Major advertisers are threatening to pull the plug over plans by the South African Broadcasting Corp. to phase out Afrikaans from its flagship channel, TV1.

Plans leaked to the media show that Afrikaans, which currently enjoys 50% of airtime, with English taking the other half, will have its time cut down to around 10%.

Afrikaans, the lingua franca of the former white minority government, is understood by about 60% of the population and is the native language of some 20%.

Until all-race elections in April last year brought Nelson Mandela’s African National Congress (ANC) to power, Afrikaans was, with English, one of two official languages.

A political settlement, which paved the way for the historic poll, however, determined that English should be the main language of the country, and that 10 other languages, including Afrikaans, should be regarded as “official.”

English reserve

The SABC’s way of handling the change, according to the plans, has been to reserve TV1 for English and share the other 10 languages out on its other two channels, CCV and NNTV.

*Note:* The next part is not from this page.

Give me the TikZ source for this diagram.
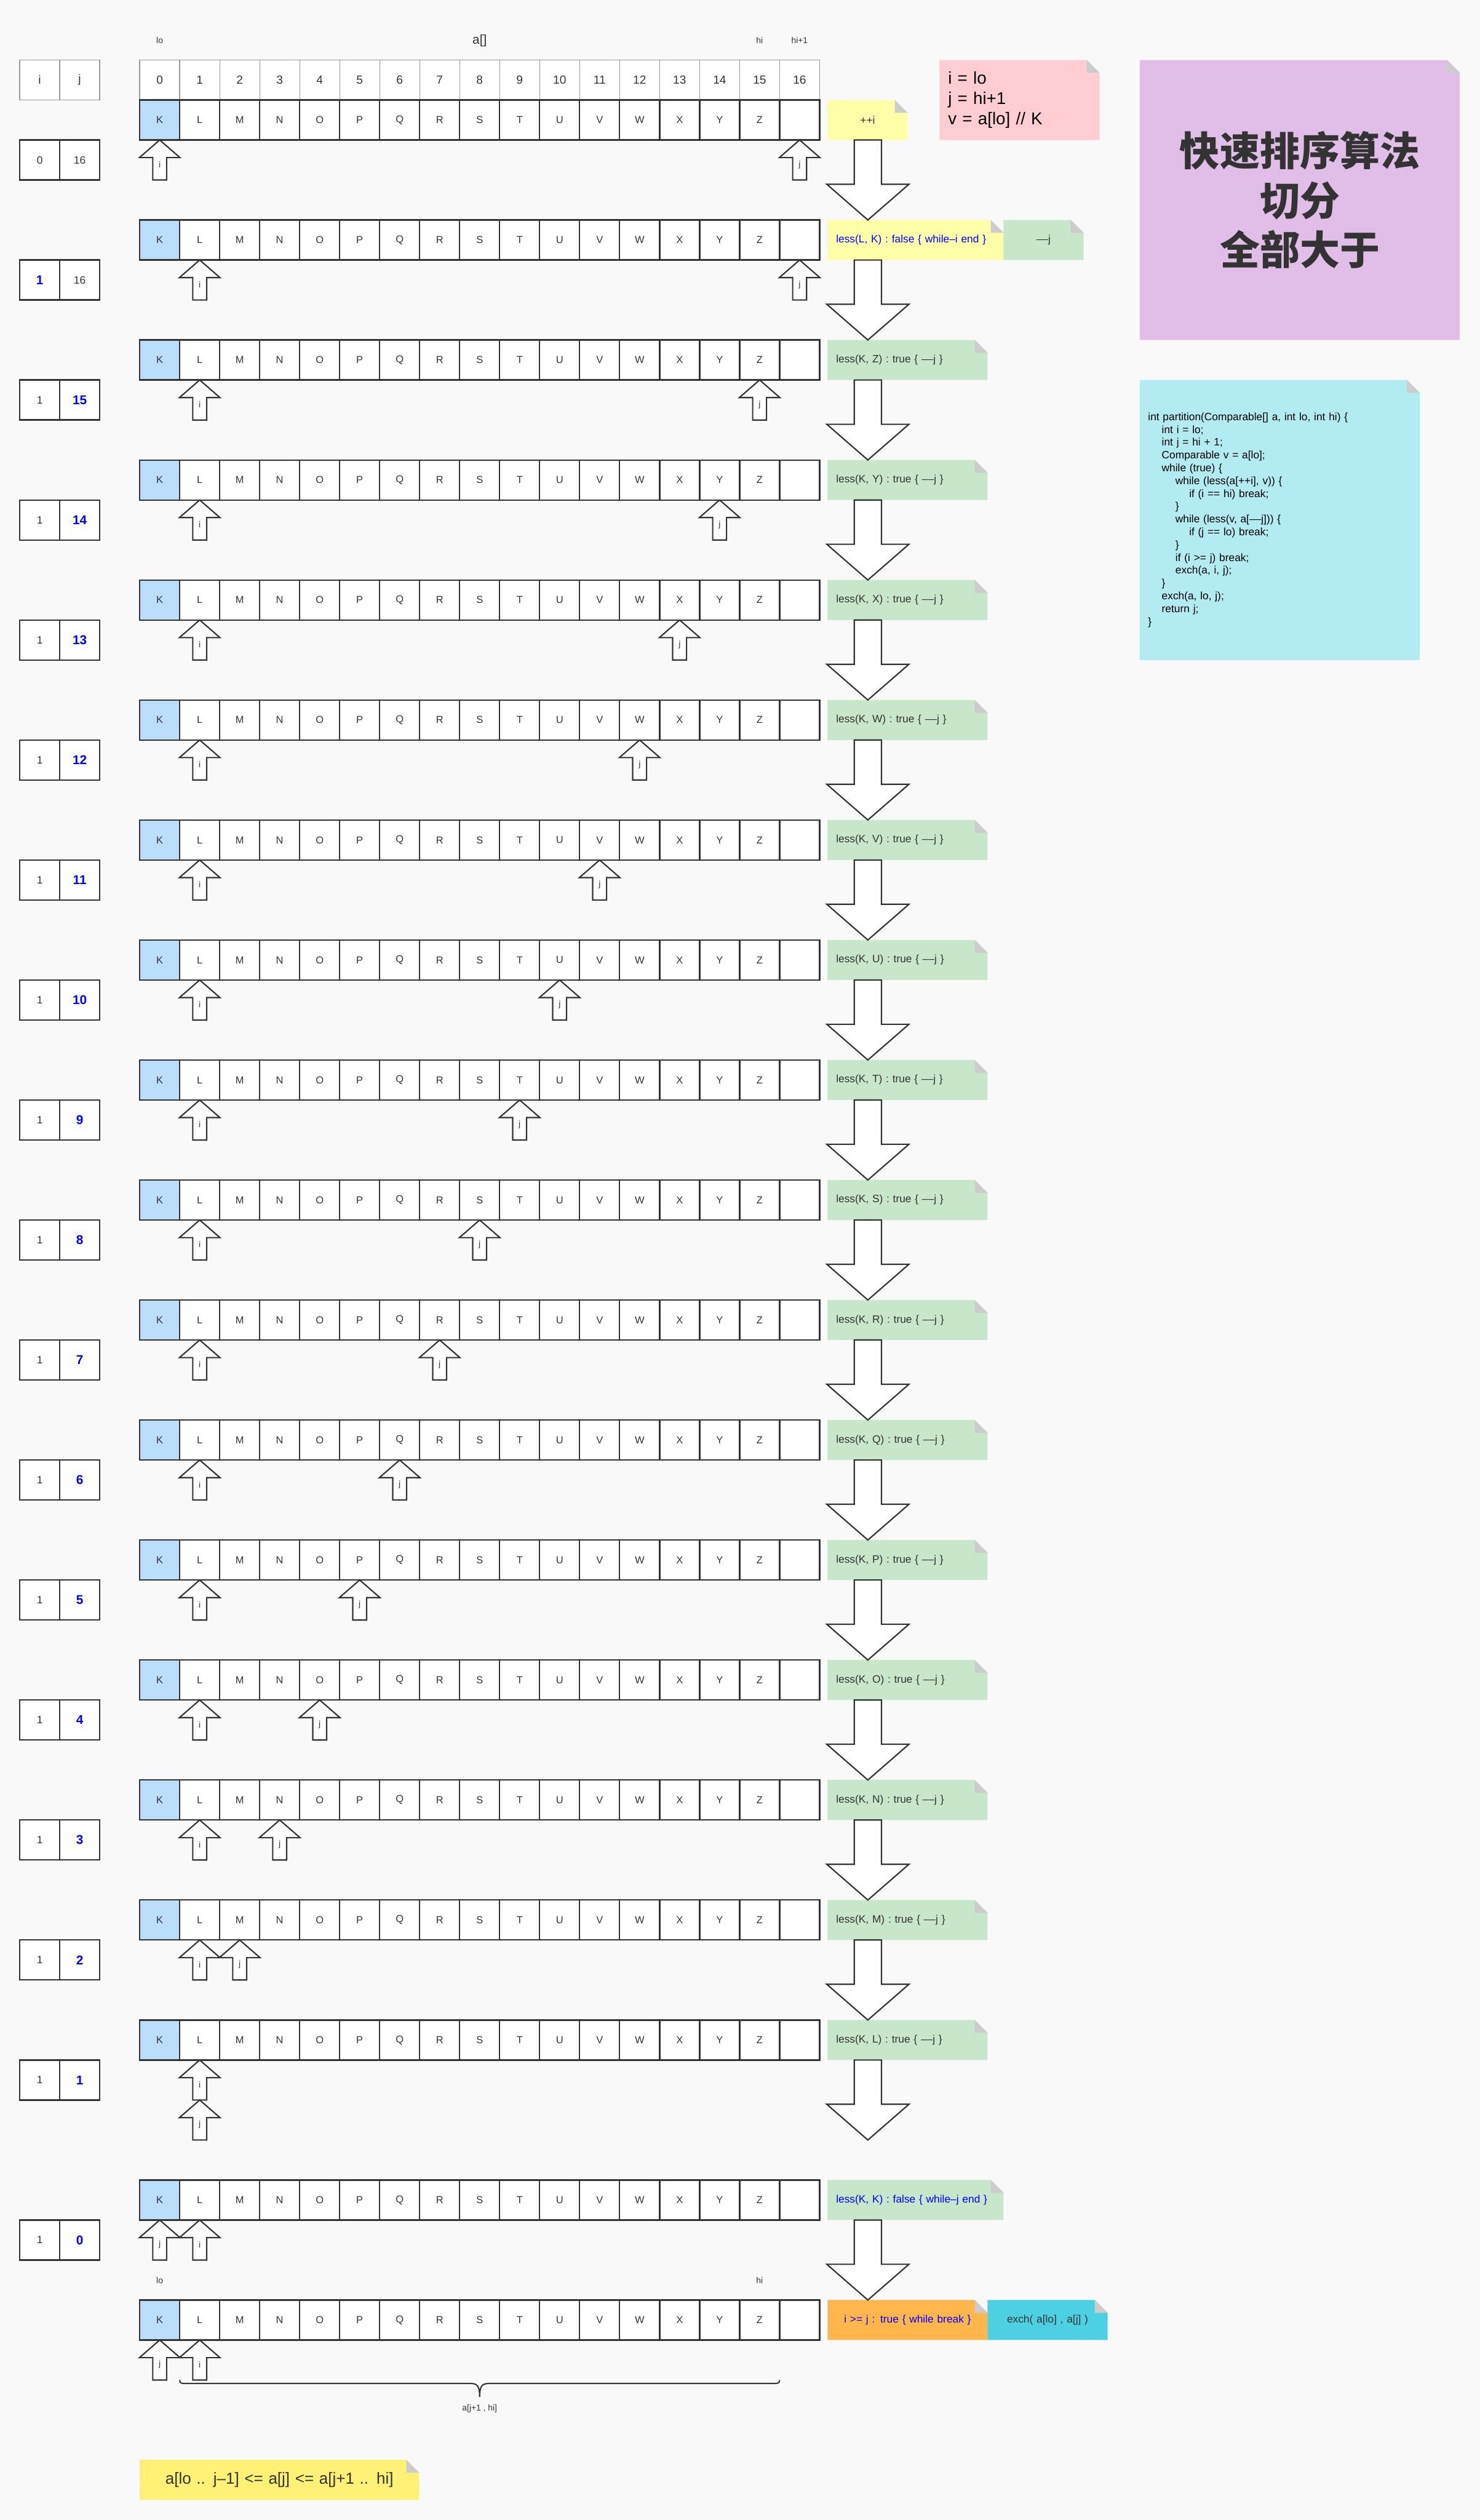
\documentclass[tikz,border=0pt]{standalone}
\usepackage{fontspec}
\setmainfont{Liberation Sans}
\newfontfamily\cjk{Noto Sans CJK SC}
\usetikzlibrary{positioning}

\definecolor{bg}{HTML}{F9F9F9}
\definecolor{ink}{HTML}{333333}
\definecolor{rule}{HTML}{999999}
\definecolor{pivot}{HTML}{BBDEFB}
\definecolor{ny}{HTML}{FFFFAA}
\definecolor{ng}{HTML}{C8E6C9}
\definecolor{npk}{HTML}{FFCDD2}
\definecolor{npu}{HTML}{E1BEE7}
\definecolor{ncy}{HTML}{B2EBF2}
\definecolor{nor}{HTML}{FFB74D}
\definecolor{ncd}{HTML}{4DD0E1}
\definecolor{nyd}{HTML}{FFF176}
\definecolor{fold}{HTML}{CCCCCC}
\definecolor{hit}{HTML}{0000FF}

\newcommand{\sz}[2]{\fontsize{#1}{#2}\selectfont}
\newcommand{\hl}[1]{{\color{hit}\bfseries\sz{12}{14}#1}}
\newcommand{\mm}{\textendash\textendash}
\newcommand{\tb}{\hspace*{12.85pt}}

\begin{document}
\begin{tikzpicture}[
  x=0.5pt, y=-0.5pt,
  every node/.style={text=ink, inner sep=0pt, outer sep=0pt},
  cell/.style={draw=ink, line width=1.35pt, fill=white, minimum size=37.5pt,
               font=\sz{9.5}{11}},
  hcell/.style={draw=rule, line width=0.75pt, fill=white, minimum size=37.5pt,
                font=\sz{11}{13}},
  lbl/.style={font=\sz{8}{10}},
  note/.style={anchor=north west, minimum height=37.5pt, inner xsep=8pt,
               align=left, font=\sz{10}{12},
    path picture={
      \fill[#1] (path picture bounding box.south west)
        -- (path picture bounding box.north west)
        -- ([xshift=-12pt]path picture bounding box.north east)
        -- ([yshift=-12pt]path picture bounding box.north east)
        -- (path picture bounding box.south east) -- cycle;
      \fill[fold] ([xshift=-12pt]path picture bounding box.north east)
        -- ([xshift=-12pt,yshift=-12pt]path picture bounding box.north east)
        -- ([yshift=-12pt]path picture bounding box.north east) -- cycle;
    }},
  pics/ptr/.style={code={
    \draw[ink, fill=white, line width=1.25pt] (0,0) -- (38,33) -- (13,33)
      -- (13,75) -- (-13,75) -- (-13,33) -- (-38,33) -- cycle;
    \node[lbl] at (0,46) {#1};
  }},
  pics/flow/.style={code={
    \draw[ink, fill=white, line width=1.25pt] (-25.5,0) -- (25.5,0) -- (25.5,83)
      -- (77,83) -- (0,150) -- (-77,83) -- (-25.5,83) -- cycle;
  }}
]
  \useasboundingbox (0,0) rectangle (2775,4725);
  \fill[bg] (0,0) rectangle (2775,4725);

  % header: labels, indices, i/j
  \node[lbl] (lo) at (299.5,76) {lo};
  \node[font=\sz{12}{14}] (arr) at (899.5,76) {a[]};
  \node[lbl] (hi) at (1424.5,76) {hi};
  \node[lbl] (hip) at (1499.5,76) {hi+1};
  \foreach \n in {0,...,16}
    \node[hcell] (h\n) at ({299.5+75*\n},150) {\n};
  \node[hcell] (ih) at (74.5,150) {i};
  \node[hcell] (jh) at (149.5,150) {j};

  % the array, one row per step
  \foreach \k in {0,...,18}{
    \pgfmathsetmacro{\ry}{225+225*\k+75*(\k>16)}
    \node[cell, fill=pivot] (a\k-0) at (299.5,\ry) {K};
    \foreach \c [count=\n] in {L,M,N,O,P,Q,R,S,T,U,V,W,X,Y,Z,{}}
      \node[cell] (a\k-\n) at ({299.5+75*\n},\ry) {\c};
  }

  % counters and pointers
  \foreach \k/\iv/\jv/\ip/\jp/\js in {0/0/16/0/16/0, 1/\hl{1}/16/1/16/0,
      2/1/\hl{15}/1/15/0, 3/1/\hl{14}/1/14/0, 4/1/\hl{13}/1/13/0,
      5/1/\hl{12}/1/12/0, 6/1/\hl{11}/1/11/0, 7/1/\hl{10}/1/10/0,
      8/1/\hl{9}/1/9/0, 9/1/\hl{8}/1/8/0, 10/1/\hl{7}/1/7/0,
      11/1/\hl{6}/1/6/0, 12/1/\hl{5}/1/5/0, 13/1/\hl{4}/1/4/0,
      14/1/\hl{3}/1/3/0, 15/1/\hl{2}/1/2/0, 16/1/\hl{1}/1/1/37.5,
      17/1/\hl{0}/1/0/0}{
    \pgfmathsetmacro{\ry}{300+225*\k+75*(\k>16)}
    \node[cell, font=\sz{10}{12}] (i\k) at (74.5,\ry) {\iv};
    \node[cell, font=\sz{10}{12}] (j\k) at (149.5,\ry) {\jv};
    \pic at (a\k-\ip.south) {ptr=i};
    \pic at ([yshift=-\js pt]a\k-\jp.south) {ptr=j};
  }
  \pic at (a18-0.south) {ptr=j};
  \pic at (a18-1.south) {ptr=i};
  \node[lbl] (lo2) at (299.5,4276) {lo};
  \node[lbl] (hi2) at (1424.5,4276) {hi};

  % brace under the right part
  \coordinate (bl) at ([yshift=-37.5pt]a18-1.south west);
  \coordinate (br) at ([yshift=-37.5pt]a18-16.south west);
  \draw[ink, line width=1.2pt] (bl) .. controls (337,4469) and (341,4469) .. (349,4469)
    -- (883,4469) .. controls (895,4469) and (899.5,4474) .. (899.5,4494)
    .. controls (899.5,4474) and (904,4469) .. (916,4469)
    -- (1450,4469) .. controls (1458,4469) and (1462,4469) .. (br);
  \node[lbl] (rng) at (899.5,4516) {a[j+1 , hi]};

  % step notes
  \node[note=ny, text width=59pt, align=center] (n0) at (1552,187.5) {++i};
  \node[note=ny, text width=149pt, text=hit] (n1) at (1552,412.5)
    {less(L, K) : false \{ while\textendash i end \}};
  \node[note=ng, text width=59pt, align=center, right=0pt of n1] (n1b) {\mm j};
  \foreach \k/\c in {2/Z,3/Y,4/X,5/W,6/V,7/U,8/T,9/S,10/R,11/Q,12/P,13/O,
      14/N,15/M,16/L}
    \node[note=ng, text width=134pt] (n\k) at (1552,{187.5+225*\k})
      {less(K, \c) : true \{ \mm j \}};
  \node[note=ng, text width=149pt, text=hit] (n17) at (1552,4087.5)
    {less(K, K) : false \{ while\textendash j end \}};
  \node[note=nor, text width=134pt, align=center, text=hit] (n18) at (1552,4312.5)
    {i >= j : true \{ while break \}};
  \node[note=ncd, text width=96.5pt, align=center, right=0pt of n18] (n18b)
    {exch( a[lo] , a[j] )};
  \foreach \k in {0,...,17}
    \pic at ([xshift=37.75pt]n\k.south west) {flow};

  % side notes
  \node[note=npk, text width=134pt, minimum height=75pt, font=\sz{16}{19},
        text=black] (init) at (1762,112.5) {i = lo\\ j = hi+1\\ v = a[lo] // K};
  \node[note=npu, text width=284pt, minimum height=262.5pt, align=center,
        font=\cjk\bfseries\sz{37.5}{46.5}] (title) at (2137.5,112.5)
    {快速排序算法\\切分\\全部大于};
  \node[note=ncy, text width=247pt, inner xsep=7.75pt, minimum height=262.5pt,
        text=black] (code) at (2137.5,712.5)
    {int partition(Comparable[] a, int lo, int hi) \{\\
     \tb int i = lo;\\
     \tb int j = hi + 1;\\
     \tb Comparable v = a[lo];\\
     \tb while (true) \{\\
     \tb\tb while (less(a[++i], v)) \{\\
     \tb\tb\tb if (i == hi) break;\\
     \tb\tb \}\\
     \tb\tb while (less(v, a[\mm j])) \{\\
     \tb\tb\tb if (j == lo) break;\\
     \tb\tb \}\\
     \tb\tb if (i >= j) break;\\
     \tb\tb exch(a, i, j);\\
     \tb \}\\
     \tb exch(a, lo, j);\\
     \tb return j;\\
     \}};
  \node[note=nyd, text width=246pt, align=center, font=\sz{15}{18}] (inv)
    at (262,4612) {a[lo .. j\textendash 1] <= a[j] <= a[j+1 .. hi]};
\end{tikzpicture}
\end{document}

Publication of the leaked report drew fire last week from white right-wing Afrikaans speakers, who marched on SABC headquarters in Johannesburg, packing pistols, carrying banners and, on arrival, smashing TV sets in protest at the phasing out of Afrikaans.

SABC spokesman Gert Claassen tried to damp down the fires by saying the plans were only one of a number of proposals being considered by the pubcaster.

He refused to say what the other plans were, adding all will be revealed on March 6 when the new lineup is launched.

But SABC insiders claim the corporation is backtracking smartly, having been warned by advertisers that they are not prepared to air their product on a channel which is not reaching their main market – middle to upper class whites, mainly Afrikaaners.

According to news reports, TV1’s advertising revenue for March and April is sharply down as advertisers wait for the channel to be unveiled.

Like viewers, they have warned they may defect to pay TV station M-Net should it not meet with their satisfaction.